If site users leave it too late to evacuate, they can often be injured in the process. Flood water is often very murky, and so when wading through it you can not see what lies beneath. Unfortunately during flood drain covers, and manhole cover are often dislodged and they are a nasty hazard to encounter when walking. Floating debris is also a problem.

Safe Refuge

To avoid some of the above hazards it may be advisable to include a safe refuge in your proposed development. For a single dwelling this can be any room above the flood water. . .1st floor is typically OK . . . although in some areas even the first floors would be submerged. But for a block of flat for example a designated room may need to be provided for people to take refuge.

The room should be well provisioned based on the number of people expected to occupy it, and should have provisions for sanitation and perhaps limited entertainment!

Evacuation

Of course in a perfect world the best thing to do would be to evacuate the area before it becomes flooded. Luckily the Environment Agency offer a text message subscription service, whereby (hopefully) you will receive a text message ahead of a flood event.

Of course there are so many warning about weather, and flooding in the modern world it is hard to pick out the ones which are actually inform of real dangers. But for those who pay attention these warning may prove valuable.

The Flood Warning and Evacuation Plan will typically detail a safe route where by a person and group of persons, may find their way to safety. It will include a route marked with postcodes and navigational references so that they might leave the area by driving of walking, dependent on the time they will have.

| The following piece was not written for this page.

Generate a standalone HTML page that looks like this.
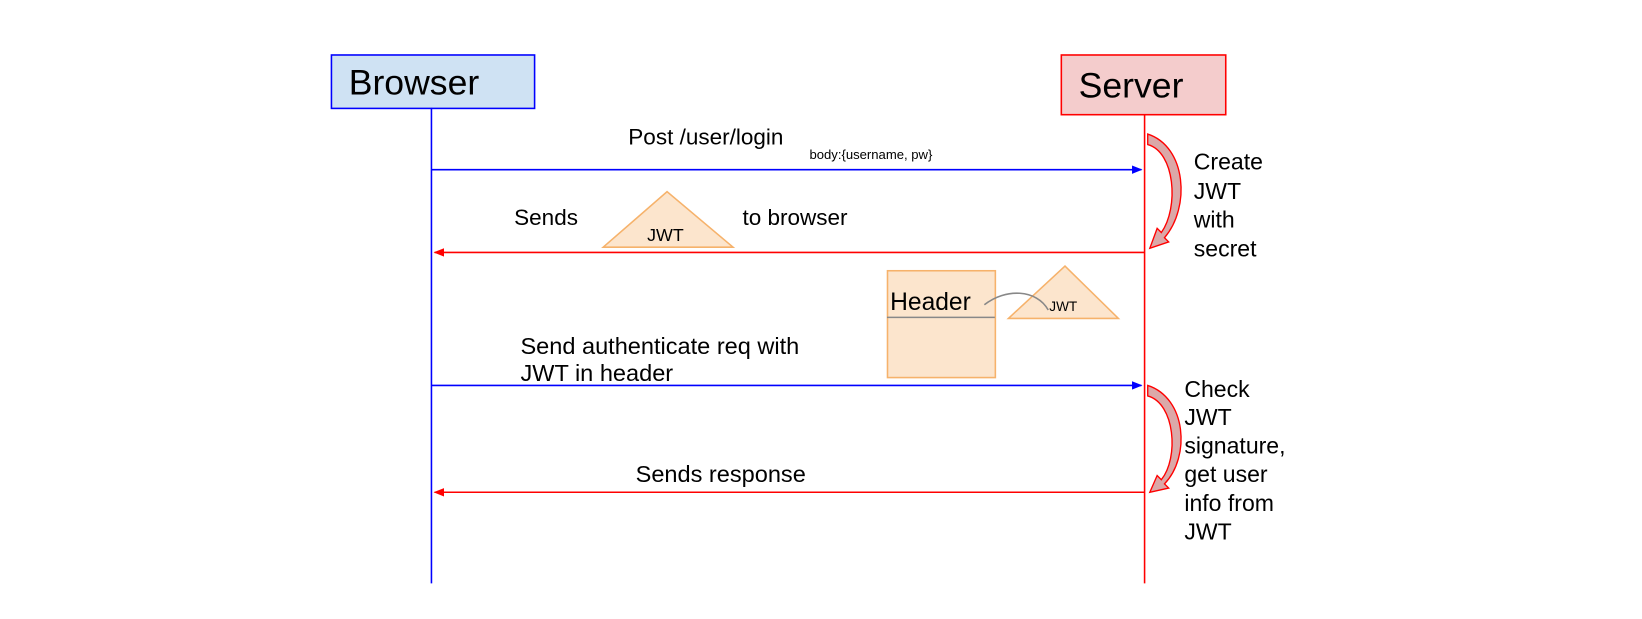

Some large low lying areas will flood very quickly and over massive distances (Estuarine Areas: Thames - London or Avon - Avonmouth) so evacuation on foot may not be practical, you may not escape in time.

Flood Warning and Evacuation Plan - Conclusions

It is all well and good to write about these things in a report, submitted with planning applications, but to our knowledge there is no soft landing scheme associated with these reports. As such we expect most stay on the planning portal, or in a drawer somewhere unread, and as such have very little value. If site users were told about them, then they may prove useful, and that certainly should be the case. But until that happens they are a badly implemented piece of red tape.